→ SHORT EXERCISE
Output the material beneath this task exactly, images excluded.

◇ ◇ ◇

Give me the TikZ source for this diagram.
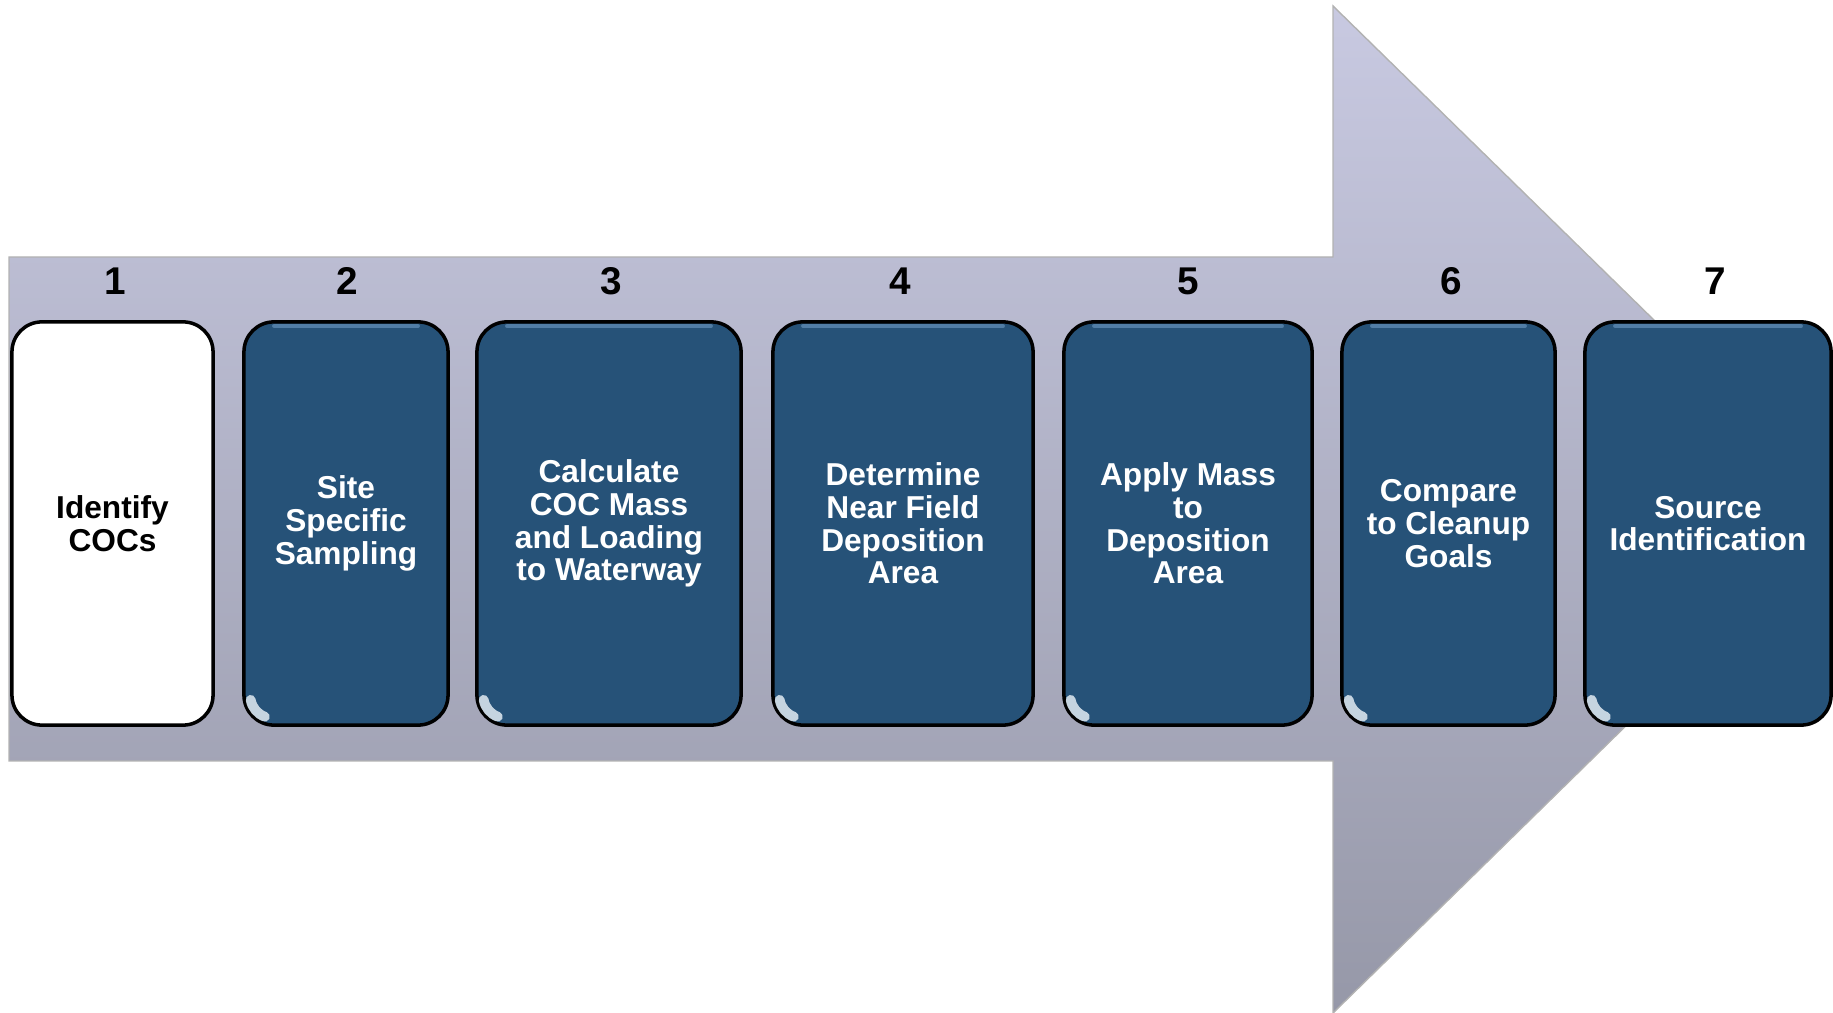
\documentclass[tikz,border=0pt]{standalone}
\usepackage{fontspec}
\setmainfont{Liberation Sans}

\definecolor{stepblue}{RGB}{38,82,120}
\definecolor{arrowtop}{RGB}{200,201,225}
\definecolor{arrowbot}{RGB}{150,152,168}
\definecolor{gloss}{RGB}{110,155,195}

\begin{document}
\begin{tikzpicture}[x=0.01cm,y=-0.01cm]
	\tikzstyle{stepbox}=[rectangle, rounded corners=0.3cm, draw=black, line width=1pt, fill=stepblue, text=white, font=\bfseries\fontsize{9}{9.3}\selectfont, align=center, minimum height=4.03cm, inner sep=0pt]
	\tikzstyle{first}=[stepbox, fill=white, text=black]
	\tikzstyle{num}=[font=\bfseries\fontsize{11}{11}\selectfont, inner sep=0pt]

	\useasboundingbox (0,0) rectangle (1833,1013);
	\shade [top color=arrowtop, bottom color=arrowbot, draw=gray!60, line width=0.4pt]
		(9,257) -- (1333,257) -- (1333,6) -- (1847,509) -- (1333,1013) -- (1333,761) -- (9,761) -- cycle;

	\node [first, minimum width=2.01cm] (b1) at (112.5,523.5) {Identify\\COCs};
	\node [stepbox, minimum width=2.04cm] (b2) at (346,523.5) {Site\\Specific\\Sampling};
	\node [stepbox, minimum width=2.64cm] (b3) at (609,523.5) {Calculate\\COC Mass\\and Loading\\to Waterway};
	\node [stepbox, minimum width=2.60cm] (b4) at (903,523.5) {Determine\\Near Field\\Deposition\\Area};
	\node [stepbox, minimum width=2.48cm] (b5) at (1188,523.5) {Apply Mass\\to\\Deposition\\Area};
	\node [stepbox, minimum width=2.13cm] (b6) at (1448.5,523.5) {Compare\\to Cleanup\\Goals};
	\node [stepbox, minimum width=2.46cm] (b7) at (1708,523.5) {Source\\Identification};

	\node [num] (n1) at (115,281) {1};
	\node [num] (n2) at (347,281) {2};
	\node [num] (n3) at (611,281) {3};
	\node [num] (n4) at (900,281) {4};
	\node [num] (n5) at (1188,281) {5};
	\node [num] (n6) at (1451,281) {6};
	\node [num] (n7) at (1715,281) {7};

	\foreach \b in {b2,b3,b4,b5,b6,b7} {
		\draw [gloss, line width=1.2pt, line cap=round, opacity=0.6] ([xshift=0.32cm,yshift=-0.06cm]\b.north west) -- ([xshift=-0.32cm,yshift=-0.06cm]\b.north east);
		\draw [white!80!gloss, line width=2.8pt, line cap=round, opacity=0.85] ([xshift=0.085cm,yshift=0.27cm]\b.south west) arc [start angle=190, end angle=250, radius=0.22cm];
	}
\end{tikzpicture}
\end{document}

◇ ◇ ◇

→ TASK RESPONSE
Give me the TikZ source for this diagram.
\documentclass[tikz,border=0pt]{standalone}
\usepackage{fontspec}
\setmainfont{Liberation Sans}

\definecolor{stepblue}{RGB}{38,82,120}
\definecolor{arrowtop}{RGB}{200,201,225}
\definecolor{arrowbot}{RGB}{150,152,168}
\definecolor{gloss}{RGB}{110,155,195}

\begin{document}
\begin{tikzpicture}[x=0.01cm,y=-0.01cm]
	\tikzstyle{stepbox}=[rectangle, rounded corners=0.3cm, draw=black, line width=1pt, fill=stepblue, text=white, font=\bfseries\fontsize{9}{9.3}\selectfont, align=center, minimum height=4.03cm, inner sep=0pt]
	\tikzstyle{first}=[stepbox, fill=white, text=black]
	\tikzstyle{num}=[font=\bfseries\fontsize{11}{11}\selectfont, inner sep=0pt]

	\useasboundingbox (0,0) rectangle (1833,1013);
	\shade [top color=arrowtop, bottom color=arrowbot, draw=gray!60, line width=0.4pt]
		(9,257) -- (1333,257) -- (1333,6) -- (1847,509) -- (1333,1013) -- (1333,761) -- (9,761) -- cycle;

	\node [first, minimum width=2.01cm] (b1) at (112.5,523.5) {Identify\\COCs};
	\node [stepbox, minimum width=2.04cm] (b2) at (346,523.5) {Site\\Specific\\Sampling};
	\node [stepbox, minimum width=2.64cm] (b3) at (609,523.5) {Calculate\\COC Mass\\and Loading\\to Waterway};
	\node [stepbox, minimum width=2.60cm] (b4) at (903,523.5) {Determine\\Near Field\\Deposition\\Area};
	\node [stepbox, minimum width=2.48cm] (b5) at (1188,523.5) {Apply Mass\\to\\Deposition\\Area};
	\node [stepbox, minimum width=2.13cm] (b6) at (1448.5,523.5) {Compare\\to Cleanup\\Goals};
	\node [stepbox, minimum width=2.46cm] (b7) at (1708,523.5) {Source\\Identification};

	\node [num] (n1) at (115,281) {1};
	\node [num] (n2) at (347,281) {2};
	\node [num] (n3) at (611,281) {3};
	\node [num] (n4) at (900,281) {4};
	\node [num] (n5) at (1188,281) {5};
	\node [num] (n6) at (1451,281) {6};
	\node [num] (n7) at (1715,281) {7};

	\foreach \b in {b2,b3,b4,b5,b6,b7} {
		\draw [gloss, line width=1.2pt, line cap=round, opacity=0.6] ([xshift=0.32cm,yshift=-0.06cm]\b.north west) -- ([xshift=-0.32cm,yshift=-0.06cm]\b.north east);
		\draw [white!80!gloss, line width=2.8pt, line cap=round, opacity=0.85] ([xshift=0.085cm,yshift=0.27cm]\b.south west) arc [start angle=190, end angle=250, radius=0.22cm];
	}
\end{tikzpicture}
\end{document}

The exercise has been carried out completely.